Na América do Sul agora foi a vez do Chile. O “queridinho” do FMI e do Banco Mundial, o campeão das privatizações feitas pela ditadura militar de Pinochet e mantidas pelos governos de “esquerda” e de “direita”, viu o balde entornar. Se no Brasil de 2013 “não era por 20 centavos”, no Chile não foi por 30 pesos! O aumento no preço do metrô, o quarto nos últimos dois anos, é o último de uma cadeia onde o preço de imóveis e de aluguel aumentaram 150%. Aumentou o preço da eletricidade e do gás acompanhando o preço do dólar, aumentou o preço da gasolina, aumentaram as escolas, as universidades e o preço da saúde (que é toda privada).
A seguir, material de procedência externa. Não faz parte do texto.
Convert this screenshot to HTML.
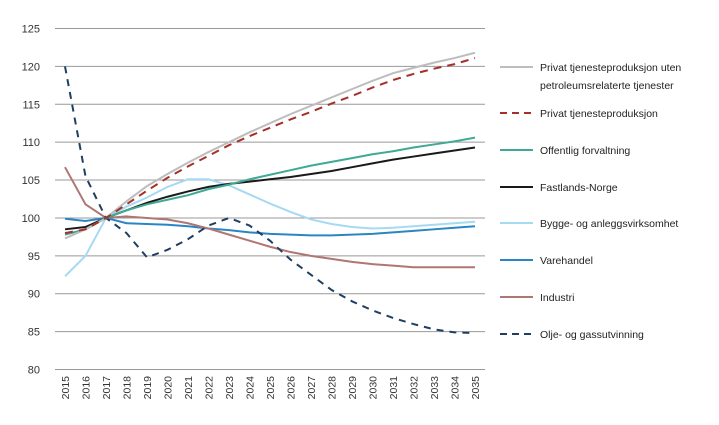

Os salários, neste interim, só tiveram um reajuste de 20% e as aposentadorias continuam congeladas ou sendo rebaixadas. Alguma hora o caldeirão iria entornar e entornou neste momento.
Bolsonaro, num raro momento de lucidez, quando teve tempo de refletir ao viajar para o Japão, disse que o governo está acompanhando tudo, que tudo é culpa da esquerda e que o único país calmo é a Argentina, porque a direita perdeu as eleições (na verdade perdeu as prévias, mas Bolsonaro já conta a partida como perdida)! A parte de que sob Pinochet tudo estaria calmo e tranquilo no Chile e que a esquerda é culpada por ter derrubado a ditadura é parte da ilusão de que as ditaduras podem sobreviver quando o proletariado e a juventude se colocam em movimento. A história mostra o contrário.
Pinera, Presidente do Chile, quando começaram as manifestações, declarou que o Chile estava em guerra. Mais lúcido que seu chefe, Javier Iturriaga del Campo, general do exército encarregado de administrar o estado de emergência, declarou que estava em paz.
Se a disposição do Exército é tentar colocar panos quentes, a situação mostra o contrário. São mais de 17 mortos, mais de 2.600 presos e 200 feridos. O metrô e os prédios públicos ardem pela raiva dos manifestantes, os gritos são contra o exército e o governo, os bairros se organizam em patrulhas próprias para evitar os saques e a violência e o exército não consegue conter nada. A Central Unitária de Trabalhadores (CUT) chilena e outros sindicatos, depois do imobilismo e paralisia inicial, chamam uma greve geral para quarta e quinta-feira (23 e 24/10).
O “analista” Luiz Eduardo Escobar, entrevistado pelo Estado de São Paulo, explica:
Qual é o significado dessas manifestações em uma perspectiva história no Chile?
É uma coisa surpreendentemente massiva. Creio que o Chile não viu coisa parecida desde os protestos contra a ditadura militar. As pessoas desafiam os militares e a polícia nas ruas, coisa que não ocorria no governo militar, porque sabiam que os militares disparavam. É uma coisa que tem um potencial verdadeiro para levar a uma revolução.
De volta ao Brasil
Nesta semana, o presidente do Senado vai assumir a presidência da República. Afinal, com tantos problemas no mundo e no Brasil, Bolsonaro viaja para a Ásia, o vice viaja para o Peru e o presidente da Câmara para a Europa. Sobra aqui o ministro da Fazenda, Guedes, que tenta aumentar a venda de imóveis, aprovar a Reforma da Previdência e discute novas reformas. O copo está quase cheio e qualquer balanço vai virá-lo, como virou no Líbano e no Chile.
A tarefa dos marxistas é explicar esta situação e ajudar a vanguarda a fazer a experiência e não cair novamente nos cantos de sereia dos que querem desviar a luta e impedir o combate direto ao sistema capitalista.